What you have to do — Can you write out every line from the start of the records below through the line containing "plt.rcParams['font.family'] = ['Liberation", leaving out any pictures?

Source code of charts:
┄┄┄┄┄┄

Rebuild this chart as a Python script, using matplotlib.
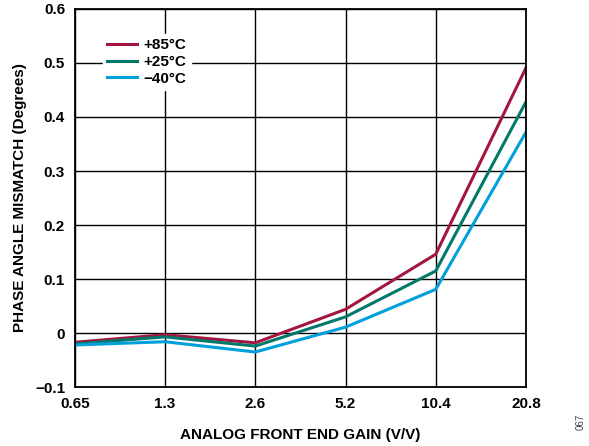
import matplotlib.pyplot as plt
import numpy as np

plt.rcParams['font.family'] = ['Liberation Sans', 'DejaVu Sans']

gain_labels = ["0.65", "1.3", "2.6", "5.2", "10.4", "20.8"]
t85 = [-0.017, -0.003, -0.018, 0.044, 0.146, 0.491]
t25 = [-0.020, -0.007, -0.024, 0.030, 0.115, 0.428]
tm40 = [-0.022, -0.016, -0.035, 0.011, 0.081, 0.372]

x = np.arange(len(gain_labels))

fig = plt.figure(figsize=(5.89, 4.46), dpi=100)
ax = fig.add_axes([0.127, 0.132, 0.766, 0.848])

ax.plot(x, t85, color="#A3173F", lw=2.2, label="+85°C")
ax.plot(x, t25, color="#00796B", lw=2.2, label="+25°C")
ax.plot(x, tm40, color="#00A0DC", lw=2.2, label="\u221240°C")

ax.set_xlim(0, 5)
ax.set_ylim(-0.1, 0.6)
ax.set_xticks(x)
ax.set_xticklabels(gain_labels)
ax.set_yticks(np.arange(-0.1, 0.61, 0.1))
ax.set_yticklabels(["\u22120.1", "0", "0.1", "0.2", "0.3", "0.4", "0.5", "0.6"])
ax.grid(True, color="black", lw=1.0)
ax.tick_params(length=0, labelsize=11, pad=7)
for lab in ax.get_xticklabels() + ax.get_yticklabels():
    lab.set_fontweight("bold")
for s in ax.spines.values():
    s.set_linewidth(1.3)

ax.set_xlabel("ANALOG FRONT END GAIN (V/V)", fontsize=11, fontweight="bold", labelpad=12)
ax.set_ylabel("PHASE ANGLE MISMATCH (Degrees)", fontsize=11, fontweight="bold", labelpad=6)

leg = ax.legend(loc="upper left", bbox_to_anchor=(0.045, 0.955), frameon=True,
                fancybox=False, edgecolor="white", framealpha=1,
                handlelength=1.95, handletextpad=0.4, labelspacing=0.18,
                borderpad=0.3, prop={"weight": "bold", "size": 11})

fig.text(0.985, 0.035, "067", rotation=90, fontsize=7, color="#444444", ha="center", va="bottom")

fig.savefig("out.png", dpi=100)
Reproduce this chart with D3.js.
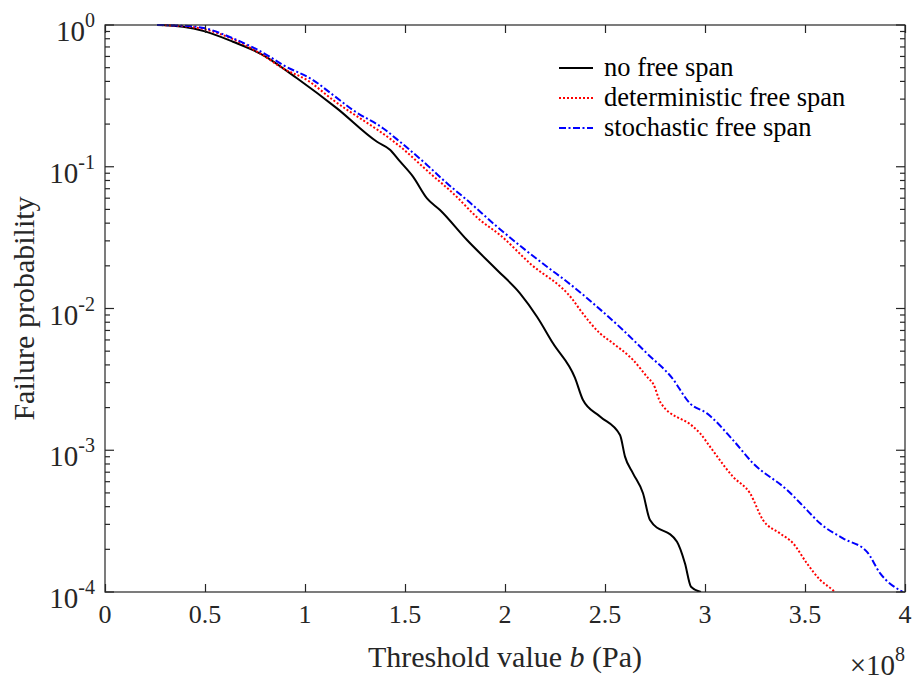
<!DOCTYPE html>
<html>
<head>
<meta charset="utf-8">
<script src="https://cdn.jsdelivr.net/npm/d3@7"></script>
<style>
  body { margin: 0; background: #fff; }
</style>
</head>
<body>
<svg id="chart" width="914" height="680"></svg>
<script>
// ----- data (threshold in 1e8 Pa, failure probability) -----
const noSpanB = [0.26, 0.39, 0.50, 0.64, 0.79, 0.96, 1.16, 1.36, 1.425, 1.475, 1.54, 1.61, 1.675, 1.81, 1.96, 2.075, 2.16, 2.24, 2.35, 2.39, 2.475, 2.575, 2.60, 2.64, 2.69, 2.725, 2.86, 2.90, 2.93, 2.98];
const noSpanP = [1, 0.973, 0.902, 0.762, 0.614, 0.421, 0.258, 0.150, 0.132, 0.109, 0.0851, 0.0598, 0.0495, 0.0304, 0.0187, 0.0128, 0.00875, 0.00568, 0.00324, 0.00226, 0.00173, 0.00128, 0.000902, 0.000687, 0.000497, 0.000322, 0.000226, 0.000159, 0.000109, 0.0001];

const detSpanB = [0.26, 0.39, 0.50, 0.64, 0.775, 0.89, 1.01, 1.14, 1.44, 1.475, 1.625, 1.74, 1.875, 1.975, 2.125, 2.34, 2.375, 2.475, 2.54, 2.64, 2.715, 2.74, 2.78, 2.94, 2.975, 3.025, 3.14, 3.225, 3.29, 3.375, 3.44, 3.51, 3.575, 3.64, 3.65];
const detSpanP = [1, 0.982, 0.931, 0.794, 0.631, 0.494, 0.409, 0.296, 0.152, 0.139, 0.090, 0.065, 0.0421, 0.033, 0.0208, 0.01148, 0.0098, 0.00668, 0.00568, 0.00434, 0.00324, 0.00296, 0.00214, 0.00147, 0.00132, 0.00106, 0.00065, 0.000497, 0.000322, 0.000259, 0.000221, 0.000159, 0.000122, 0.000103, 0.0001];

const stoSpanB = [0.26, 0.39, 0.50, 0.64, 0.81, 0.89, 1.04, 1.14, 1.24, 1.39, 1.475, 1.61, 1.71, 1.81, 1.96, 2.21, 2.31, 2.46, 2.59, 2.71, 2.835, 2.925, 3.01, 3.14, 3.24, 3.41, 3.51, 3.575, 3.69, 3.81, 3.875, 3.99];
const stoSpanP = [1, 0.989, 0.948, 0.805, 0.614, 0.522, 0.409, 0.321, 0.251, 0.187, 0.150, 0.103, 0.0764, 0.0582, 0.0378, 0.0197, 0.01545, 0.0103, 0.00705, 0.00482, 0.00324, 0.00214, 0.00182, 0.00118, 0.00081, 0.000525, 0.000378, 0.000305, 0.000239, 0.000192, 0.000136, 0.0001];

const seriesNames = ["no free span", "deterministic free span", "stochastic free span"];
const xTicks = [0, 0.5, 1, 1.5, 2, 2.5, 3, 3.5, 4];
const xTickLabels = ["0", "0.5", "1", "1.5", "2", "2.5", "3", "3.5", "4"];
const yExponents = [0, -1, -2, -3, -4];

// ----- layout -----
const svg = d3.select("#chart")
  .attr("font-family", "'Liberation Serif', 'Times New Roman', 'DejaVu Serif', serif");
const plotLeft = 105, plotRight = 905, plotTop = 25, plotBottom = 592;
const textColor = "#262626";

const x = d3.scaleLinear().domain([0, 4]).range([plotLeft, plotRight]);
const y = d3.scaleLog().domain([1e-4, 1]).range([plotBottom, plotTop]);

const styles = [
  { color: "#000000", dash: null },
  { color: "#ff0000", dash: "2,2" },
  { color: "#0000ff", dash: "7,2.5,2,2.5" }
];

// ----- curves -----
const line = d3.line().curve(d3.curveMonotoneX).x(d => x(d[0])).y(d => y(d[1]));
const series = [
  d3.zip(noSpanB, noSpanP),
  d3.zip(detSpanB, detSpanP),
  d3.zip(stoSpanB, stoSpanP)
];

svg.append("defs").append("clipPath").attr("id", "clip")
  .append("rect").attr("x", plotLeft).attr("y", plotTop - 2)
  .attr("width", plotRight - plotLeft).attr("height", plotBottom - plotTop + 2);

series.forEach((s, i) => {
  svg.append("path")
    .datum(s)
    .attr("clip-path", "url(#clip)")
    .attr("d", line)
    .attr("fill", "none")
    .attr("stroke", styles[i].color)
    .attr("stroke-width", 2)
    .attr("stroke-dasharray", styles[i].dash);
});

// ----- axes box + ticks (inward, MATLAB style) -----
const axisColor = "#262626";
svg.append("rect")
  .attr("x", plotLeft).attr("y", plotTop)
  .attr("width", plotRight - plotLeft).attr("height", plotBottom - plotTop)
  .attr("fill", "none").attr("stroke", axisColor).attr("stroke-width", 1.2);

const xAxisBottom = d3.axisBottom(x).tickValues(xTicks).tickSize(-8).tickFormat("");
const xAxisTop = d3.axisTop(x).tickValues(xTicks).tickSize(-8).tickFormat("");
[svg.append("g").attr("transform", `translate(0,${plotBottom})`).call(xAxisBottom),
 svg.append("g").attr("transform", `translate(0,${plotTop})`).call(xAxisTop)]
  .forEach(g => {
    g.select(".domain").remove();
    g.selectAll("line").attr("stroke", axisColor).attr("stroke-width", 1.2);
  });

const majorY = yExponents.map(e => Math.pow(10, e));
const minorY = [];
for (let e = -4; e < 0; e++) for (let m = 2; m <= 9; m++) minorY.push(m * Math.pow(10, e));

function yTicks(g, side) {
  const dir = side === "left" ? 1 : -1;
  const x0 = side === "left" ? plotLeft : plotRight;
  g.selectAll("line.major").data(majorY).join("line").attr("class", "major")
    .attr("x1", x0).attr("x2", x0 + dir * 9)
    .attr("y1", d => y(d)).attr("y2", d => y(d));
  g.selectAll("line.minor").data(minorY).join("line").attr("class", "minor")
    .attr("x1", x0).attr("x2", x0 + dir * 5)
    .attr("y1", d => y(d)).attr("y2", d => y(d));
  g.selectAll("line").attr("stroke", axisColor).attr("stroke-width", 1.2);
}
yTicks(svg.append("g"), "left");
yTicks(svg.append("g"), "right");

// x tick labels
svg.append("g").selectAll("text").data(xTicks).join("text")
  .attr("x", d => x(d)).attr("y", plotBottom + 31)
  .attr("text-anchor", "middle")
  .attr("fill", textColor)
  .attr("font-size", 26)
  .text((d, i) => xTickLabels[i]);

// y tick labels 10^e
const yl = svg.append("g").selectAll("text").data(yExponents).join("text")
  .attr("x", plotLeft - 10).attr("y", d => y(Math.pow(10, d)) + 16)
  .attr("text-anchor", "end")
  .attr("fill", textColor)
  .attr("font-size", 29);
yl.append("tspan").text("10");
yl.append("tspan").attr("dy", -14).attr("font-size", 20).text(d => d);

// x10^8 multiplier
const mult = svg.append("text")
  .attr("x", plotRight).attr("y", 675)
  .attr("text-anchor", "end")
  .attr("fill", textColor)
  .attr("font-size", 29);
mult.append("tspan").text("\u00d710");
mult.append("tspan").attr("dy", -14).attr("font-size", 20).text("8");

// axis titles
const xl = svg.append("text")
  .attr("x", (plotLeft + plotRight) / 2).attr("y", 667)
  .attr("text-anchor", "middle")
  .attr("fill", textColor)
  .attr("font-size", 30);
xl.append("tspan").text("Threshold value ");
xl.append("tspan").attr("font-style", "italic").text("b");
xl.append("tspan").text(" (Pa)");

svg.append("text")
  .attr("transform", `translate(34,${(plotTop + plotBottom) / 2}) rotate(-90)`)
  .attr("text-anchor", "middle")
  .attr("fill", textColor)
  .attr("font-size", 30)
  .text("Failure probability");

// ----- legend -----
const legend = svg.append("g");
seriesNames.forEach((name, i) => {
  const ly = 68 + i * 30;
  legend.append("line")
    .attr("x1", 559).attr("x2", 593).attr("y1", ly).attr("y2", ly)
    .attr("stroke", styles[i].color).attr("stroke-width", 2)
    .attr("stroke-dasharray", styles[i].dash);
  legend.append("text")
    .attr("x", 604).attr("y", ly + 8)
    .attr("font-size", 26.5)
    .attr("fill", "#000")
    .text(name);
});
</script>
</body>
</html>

┄┄┄┄┄┄

The response —
Rebuild this chart as a Python script, using matplotlib.
import matplotlib.pyplot as plt
import numpy as np

plt.rcParams['font.family'] = ['Liberation Sans', 'DejaVu Sans']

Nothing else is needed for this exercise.